O homem não vive somente de pão — Como sobrevivi aos campos de prisão nazistas

O homem não vive somente de pão — Como sobrevivi aos campos de prisão nazistas

NARRADO POR JOSEPH HISIGER

“O que você está lendo?”, perguntei ao meu colega de cela. “A Bíblia”, disse ele, e acrescentou: “Eu a dou para você em troca de sua porção semanal de pão.”

NASCI em 1.o de março de 1914 em Mosela, que na época fazia parte da Alemanha. Depois do fim da Primeira Guerra Mundial, em 1918, Mosela foi devolvida à França. Em 1940, foi novamente anexada à Alemanha. Daí, quando a Segunda Guerra Mundial terminou, em 1945, ela se tornou parte da França de novo. Em cada uma dessas ocasiões, minha nacionalidade mudou e, por isso, aprendi a falar tanto francês como alemão.

Meus pais eram católicos fervorosos. Toda noite antes de dormir, nossa família se ajoelhava para rezar. Nos domingos e feriados, nós íamos à igreja. Eu levava minha religião a sério e pertencia a um grupo de estudo católico.

Comecei a me envolver com a obra das Testemunhas de Jeová

Em 1935 meus pais receberam a visita de duas Testemunhas de Jeová. A conversa girou em torno do envolvimento da religião na Primeira Guerra Mundial. Depois disso, meu interesse pelas Escrituras aumentou e, em 1936, perguntei ao padre se ele podia conseguir uma Bíblia para mim. Ele disse que eu tinha de estudar teologia para poder entender a Bíblia. Isso, porém, me deixou ainda mais decidido a obter uma Bíblia e aumentou meu desejo de lê-la.

Em janeiro de 1937 um colega de trabalho, Albin Relewicz, que era Testemunha de Jeová, começou a falar comigo sobre os ensinamentos da Bíblia. “Suponho que você tem uma Bíblia”, eu lhe disse. Ele tinha, e logo depois disso me mostrou o nome de Deus, Jeová, num exemplar da versão alemã Elberfelder, que ele me deu. Passei a lê-la com muito entusiasmo e comecei a assistir às reuniões das Testemunhas de Jeová na cidade vizinha de Thionville.

Em agosto de 1937, fui com Albin a uma assembléia internacional das Testemunhas de Jeová em Paris. Ali comecei a pregar de casa em casa. Não muito depois disso fui batizado e, no começo de 1939, me tornei pioneiro, um ministro cristão de tempo integral. Fui designado para a cidade de Metz. Então, em julho, recebi um convite para servir na sede das Testemunhas de Jeová em Paris.

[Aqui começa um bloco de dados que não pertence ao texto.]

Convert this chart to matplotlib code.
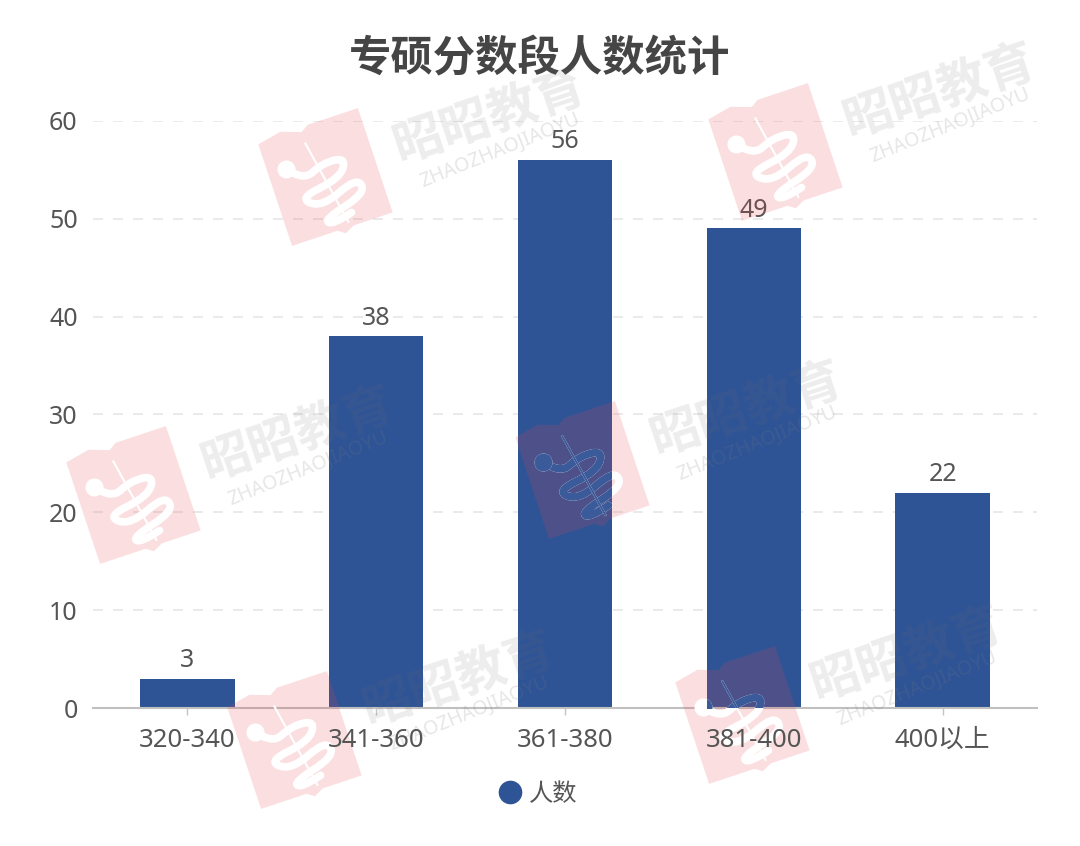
#! /usr/bin/python3
import numpy as np
import matplotlib
matplotlib.use('Agg')
import matplotlib.pyplot as plt
from matplotlib.lines import Line2D
from matplotlib.patches import Polygon, PathPatch
from matplotlib.path import Path

plt.rcParams['font.family'] = ['Noto Sans', 'Noto Sans CJK SC', 'DejaVu Sans']

categories = ['320-340', '341-360', '361-380', '381-400', '400以上']
counts = [3, 38, 56, 49, 22]
y_ticks = [0, 10, 20, 30, 40, 50, 60]

bar_color = '#2f5496'
text_color = '#555555'

fig = plt.figure(figsize=(10.8, 8.46), dpi=100)
ax = fig.add_axes([93 / 1080, 1 - 708.2 / 846, 944 / 1080, 587.5 / 846])

x = np.arange(len(categories))
bars = ax.bar(x, counts, width=0.5, color=bar_color, zorder=3, label='人数')
ax.bar_label(bars, padding=4, fontsize=18, color=text_color)

ax.set_xlim(-0.5, 4.5)
ax.set_ylim(0, 60)
ax.set_xticks(x)
ax.set_yticks(y_ticks)
ax.tick_params(axis='x', length=5, width=1, color='#c4c4c4', labelbottom=False)
ax.tick_params(axis='y', length=0, labelsize=18, labelcolor=text_color, pad=11)
ax.grid(axis='y', color='#e6e6e6', lw=1.2, dashes=(6, 6), zorder=0)
for s in ['top', 'right', 'left']:
    ax.spines[s].set_visible(False)
ax.spines['bottom'].set_color('#c0c0c0')
ax.spines['bottom'].set_linewidth(1.5)
ax.spines['bottom'].set_zorder(4)

fig.text(0.5, 1 - 59 / 846, '专硕分数段人数统计', ha='center', va='center',
         fontsize=30.5, fontweight='bold', color='#454545',
         family=['Noto Sans CJK SC'])

handle = Line2D([], [], marker='o', ls='none', ms=16, color=bar_color)
ax.legend([handle], ['人数'], loc='center', frameon=False, fontsize=17.5,
          labelcolor=text_color, handletextpad=-0.25,
          bbox_to_anchor=(0.4645, 1 - (795 - 121) / 587.5))

# watermark layer, in pixel coordinates of the picture
over = fig.add_axes([0, 0, 1, 1], zorder=10)
over.set_xlim(0, 1080)
over.set_ylim(846, 0)
over.axis('off')

marks = [(325, 177), (775, 152), (133, 495), (582, 470), (294, 740), (742, 715)]
book = np.array([(-53, -52), (-28, -57), (-8, -50), (0, -55), (53, -55),
                 (53, 55), (12, 55), (2, 60), (-5, 55), (-53, 55)], float)
snake = np.array([(-34, -20), (-22, -3), (2, -14), (26, -12), (14, 6), (-32, 12),
                  (-12, 28), (30, 10), (34, 28), (-14, 40), (-8, 48), (36, 36)], float)
staff = np.array([(-8, -38), (8, 50)], float)
a = np.radians(18.4)


def rot(pts, cx, cy):
    px = pts[:, 0] * np.cos(a) + pts[:, 1] * np.sin(a)
    py = -pts[:, 0] * np.sin(a) + pts[:, 1] * np.cos(a)
    return np.c_[px + cx, py + cy]


def smooth(pts):
    # quadratic segments through the midpoints
    verts = [pts[0]]
    for p, q in zip(pts[1:-1], pts[2:]):
        verts += [p, (p + q) / 2]
    codes = [Path.MOVETO] + [Path.CURVE3] * (len(verts) - 1)
    return Path(verts, codes)


def draw_snake(cx, cy, color, clip=None):
    pts = rot(snake, cx, cy)
    items = [PathPatch(smooth(pts), fc='none', ec=color, lw=5.5, capstyle='round')]
    st = rot(staff, cx, cy)
    items += over.plot(st[:, 0], st[:, 1], color=color, lw=1.5)
    items += over.plot(pts[0, 0], pts[0, 1], 'o', color=color, ms=12)
    over.add_patch(items[0])
    if clip is not None:
        for it in items:
            it.set_clip_path(clip)


for cx, cy in marks:
    over.add_patch(Polygon(rot(book, cx, cy), color='#e8444a', alpha=0.17, lw=0))
    over.text(cx + 165, cy - 60, '昭昭教育', fontsize=36, fontweight='bold',
              color='#666666', alpha=0.12, rotation=18.4, ha='center', va='center',
              rotation_mode='anchor', family=['Noto Sans CJK SC'])
    over.text(cx + 175, cy - 27, 'ZHAOZHAOJIAOYU', fontsize=14, color='#777777',
              alpha=0.18, rotation=22, ha='center', va='center',
              rotation_mode='anchor')
    draw_snake(cx, cy, 'white')
    # where the mark lies on a bar the snake takes the bar colour
    for b in bars:
        draw_snake(cx, cy, '#3a5a9a', clip=b)

# category labels stay readable above the watermark
for xi, label in zip(x, categories):
    over.annotate(label, xy=(xi, 0), xycoords=ax.get_xaxis_transform(),
                  xytext=(0, -14), textcoords='offset points', ha='center',
                  va='top', fontsize=18.5, color=text_color, zorder=20)

fig.savefig('out.png', dpi=100)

Provações na época da guerra

Fiquei muito pouco tempo na sede, pois em agosto de 1939 fui convocado para servir no exército francês. Minha consciência não me permitia participar na guerra e por isso fui sentenciado à prisão. Em maio do ano seguinte, quando eu estava preso, a Alemanha fez um ataque relâmpago contra a França. Em junho, a França foi conquistada, e mais uma vez me tornei alemão. Assim, em julho de 1940, quando fui libertado da prisão, voltei a morar com meus pais.

Por estarmos sob o domínio nazista, nós nos reuníamos para estudar a Bíblia em secreto. Recebíamos A Sentinela por meio de Maryse Anasiak, uma cristã corajosa que eu costumava encontrar na padaria de um irmão. Até o ano de 1941, consegui me safar das dificuldades que as Testemunhas de Jeová da Alemanha enfrentavam.

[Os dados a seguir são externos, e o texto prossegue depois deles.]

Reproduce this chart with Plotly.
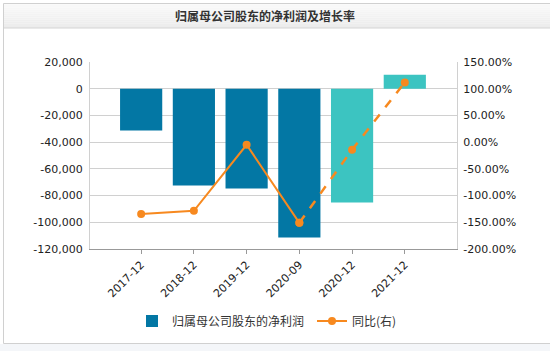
import plotly.graph_objects as go

categories = ["2017-12", "2018-12", "2019-12", "2020-09", "2020-12", "2021-12"]
net_profit = [-31200, -72400, -74700, -111400, -85200, 10500]
bar_colors = ["#0377a4", "#0377a4", "#0377a4", "#0377a4", "#3cc4c1", "#3cc4c1"]
yoy_pct = [-134.6, -128.5, -4.9, -151.0, -14.2, 111.8]
solid_idx = [0, 1, 2, 3]
dash_idx = [3, 4, 5]

left_ticks = [20000, 0, -20000, -40000, -60000, -80000, -100000, -120000]
left_text = ["20,000", "0", "-20,000", "-40,000", "-60,000", "-80,000", "-100,000", "-120,000"]
right_ticks = [150, 100, 50, 0, -50, -100, -150, -200]
right_text = ["150.00%", "100.00%", "50.00%", "0.00%", "-50.00%", "-100.00%", "-150.00%", "-200.00%"]

W, H = 550, 351
L, R, T, B = 90, 457, 62, 249

def px(x):
    return (x - L) / (R - L)

def py(y):
    return (B - y) / (B - T)

orange = "#f7891f"
tickfont = dict(family="DejaVu Sans", size=11, color="#222")

fig = go.Figure()
fig.add_trace(go.Bar(
    x=categories, y=net_profit, marker=dict(color=bar_colors, line=dict(width=0)),
    width=0.8, name="归属母公司股东的净利润", yaxis="y",
))
fig.add_trace(go.Scatter(
    x=[categories[i] for i in solid_idx], y=[yoy_pct[i] for i in solid_idx],
    mode="lines+markers", line=dict(color=orange, width=2),
    marker=dict(size=8, color=orange), name="同比(右)", yaxis="y2",
))
fig.add_trace(go.Scatter(
    x=[categories[i] for i in dash_idx], y=[yoy_pct[i] for i in dash_idx],
    mode="lines+markers", line=dict(color=orange, width=2.5, dash="dash"),
    marker=dict(size=8, color=orange), showlegend=False, yaxis="y2",
))

shapes = []
band_top, band_bot = 3, 28
n = 12
for i in range(n):
    y0 = band_top + (band_bot - band_top) * i / n
    y1 = band_top + (band_bot - band_top) * (i + 1) / n
    c = int(250 - 14 * i / (n - 1))
    shapes.append(dict(type="rect", xref="paper", yref="paper", x0=px(3), x1=px(552),
                       y0=py(y1), y1=py(y0), fillcolor=f"rgb({c},{c},{c})",
                       line=dict(width=0), layer="below"))
shapes.append(dict(type="line", xref="paper", yref="paper", x0=px(3), x1=px(552),
                   y0=py(28), y1=py(28), line=dict(color="#d4d4d4", width=1)))
shapes.append(dict(type="rect", xref="paper", yref="paper", x0=px(0), x1=px(552),
                   y0=py(352), y1=py(344), fillcolor="#f4f6f9", line=dict(width=0), layer="below"))
shapes.append(dict(type="rect", xref="paper", yref="paper", x0=px(3.5), x1=px(553),
                   y0=py(343.5), y1=py(3.5), line=dict(color="#d0d0d0", width=1)))

fig.update_layout(
    width=W, height=H,
    margin=dict(l=L, r=W - R, t=T, b=H - B, pad=0, autoexpand=False),
    paper_bgcolor="white", plot_bgcolor="white",
    showlegend=True,
    legend=dict(orientation="h", xref="container", yref="container",
                x=132 / W, xanchor="left", y=(H - 321) / H, yanchor="middle",
                font=dict(family="Noto Sans CJK SC", size=12, color="#333"),
                itemwidth=30, entrywidth=135, tracegroupgap=0),
    xaxis=dict(type="category", range=[-0.97, 5.99], tickangle=-45,
               tickfont=tickfont, ticks="outside", ticklen=4, tickcolor="#999",
               showline=True, linecolor="#999", linewidth=1, showgrid=False),
    yaxis=dict(range=[-120000, 20000], tickvals=left_ticks, ticktext=left_text,
               tickfont=tickfont, showgrid=True, gridcolor="#d0d0d0", gridwidth=1,
               showline=True, linecolor="#d0d0d0", zeroline=False, ticks="",
               ticklabelstandoff=4),
    yaxis2=dict(range=[-200, 150], tickvals=right_ticks, ticktext=right_text,
                tickfont=tickfont, overlaying="y", side="right", showgrid=False,
                showline=True, linecolor="#d0d0d0", zeroline=False, ticks="",
                ticklabelstandoff=3),
    shapes=shapes,
    annotations=[dict(text="<b>归属母公司股东的净利润及增长率</b>", xref="paper", yref="paper",
                      x=px(265), y=py(15.5), showarrow=False, xanchor="center", yanchor="middle",
                      font=dict(family="Noto Sans CJK SC", size=12, color="#333"))],
    bargap=0.2,
)

fig.write_html("out.html")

Então, certo dia, a Gestapo me procurou. Depois de o oficial deixar bem claro que as Testemunhas de Jeová estavam proscritas, ele me perguntou se eu pretendia continuar sendo uma delas. Quando respondi que sim, ele me disse para segui-lo. Muito nervosa, minha mãe desmaiou. Ao ver isso, o oficial da Gestapo me disse para ficar e cuidar dela.

Na fábrica onde eu trabalhava, não cumprimentei o gerente com a saudação “Heil Hitler!”. Também me recusei a me tornar membro do partido nazista. Por isso, no dia seguinte, fui levado pela Gestapo. Durante o interrogatório, me recusei a revelar o nome de outras Testemunhas de Jeová. O homem que me interrogava me atingiu violentamente na cabeça com a coronha de um revólver, e eu perdi a consciência. Em 11 de setembro de 1942, o Sondergericht (Tribunal Especial) em Metz me sentenciou a três anos de prisão “por fazer propaganda a favor da Associação das Testemunhas de Jeová e dos Estudantes da Bíblia”.

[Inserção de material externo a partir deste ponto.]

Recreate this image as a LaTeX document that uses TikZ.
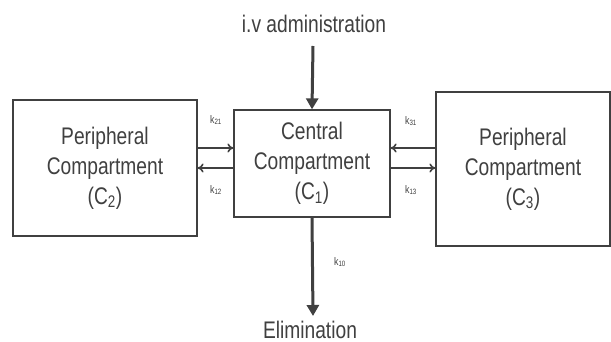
\documentclass[tikz,border=0pt]{standalone}
\usepackage{fontspec}
\setmainfont{Liberation Sans}[FakeStretch=0.8]
\usetikzlibrary{arrows.meta}
\definecolor{ink}{HTML}{404040}
\begin{document}
\begin{tikzpicture}[x=1pt,y=-1pt,
  comp/.style={draw=ink,line width=1.3pt,text=ink,align=center,inner sep=0pt,
    font=\fontsize{24}{30}\selectfont},
  lbl/.style={text=ink,font=\fontsize{24}{30}\selectfont,inner sep=0pt},
  klbl/.style={text=ink,font=\fontsize{11}{12}\selectfont,inner sep=0pt},
  flow/.style={draw=ink,line width=1.6pt,-{To[length=6pt,width=9pt]}},
  main/.style={draw=ink,line width=3pt,-{Triangle[length=11pt,width=12pt]}}]
\fill[white] (0,0) rectangle (611,342);
\useasboundingbox (0,0) rectangle (611,342);
\node[comp,minimum width=184pt,minimum height=136pt] (c2) at (105,168)
  {Peripheral\\Compartment\\(C\textsubscript{2})};
\node[comp,minimum width=156pt,minimum height=107pt] (c1) at (312,163.5)
  {Central\\Compartment\\(C\textsubscript{1})};
\node[comp,minimum width=174pt,minimum height=154pt] (c3) at (523,169)
  {Peripheral\\Compartment\\(C\textsubscript{3})};
\node[lbl,anchor=base] (iv) at (314,33) {i.v administration};
\node[lbl,anchor=base] (el) at (310,338) {Elimination};
\coordinate (ivend) at (313,46);
\coordinate (elend) at (313,316);
\draw[main] (ivend) -- (c1.north);
\draw[main] (c1.south) -- (elend);
\draw[flow] (c2.east |- 0,148) -- (c1.west |- 0,148);
\draw[flow] (c1.west |- 0,168) -- (c2.east |- 0,168);
\draw[flow] (c3.west |- 0,148) -- (c1.east |- 0,148);
\draw[flow] (c1.east |- 0,168) -- (c3.west |- 0,168);
\node[klbl] (k21) at (216,120) {k\textsubscript{21}};
\node[klbl] (k12) at (216,190) {k\textsubscript{12}};
\node[klbl] (k31) at (411,121) {k\textsubscript{31}};
\node[klbl] (k13) at (411,190) {k\textsubscript{13}};
\node[klbl] (k10) at (340,262) {k\textsubscript{10}};
\end{tikzpicture}
\end{document}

Duas semanas depois, saí da prisão de Metz numa viagem que, por fim, me levou a um campo de trabalhos forçados em Zweibrücken. Ali, trabalhei na manutenção de uma ferrovia. Fazíamos a troca de trilhos pesados, os parafusávamos e espalhávamos novamente pedrinhas na estrada de ferro. Tudo o que recebíamos para nos alimentar era uma caneca de café com cerca de 50 gramas de pão pela manhã e uma tigela de sopa ao meio-dia e outra à noite. Daí, fui transferido para uma prisão numa cidade vizinha onde trabalhei numa sapataria. Depois de vários meses, fui mandado de volta para Zweibrücken, dessa vez para trabalhar nos campos.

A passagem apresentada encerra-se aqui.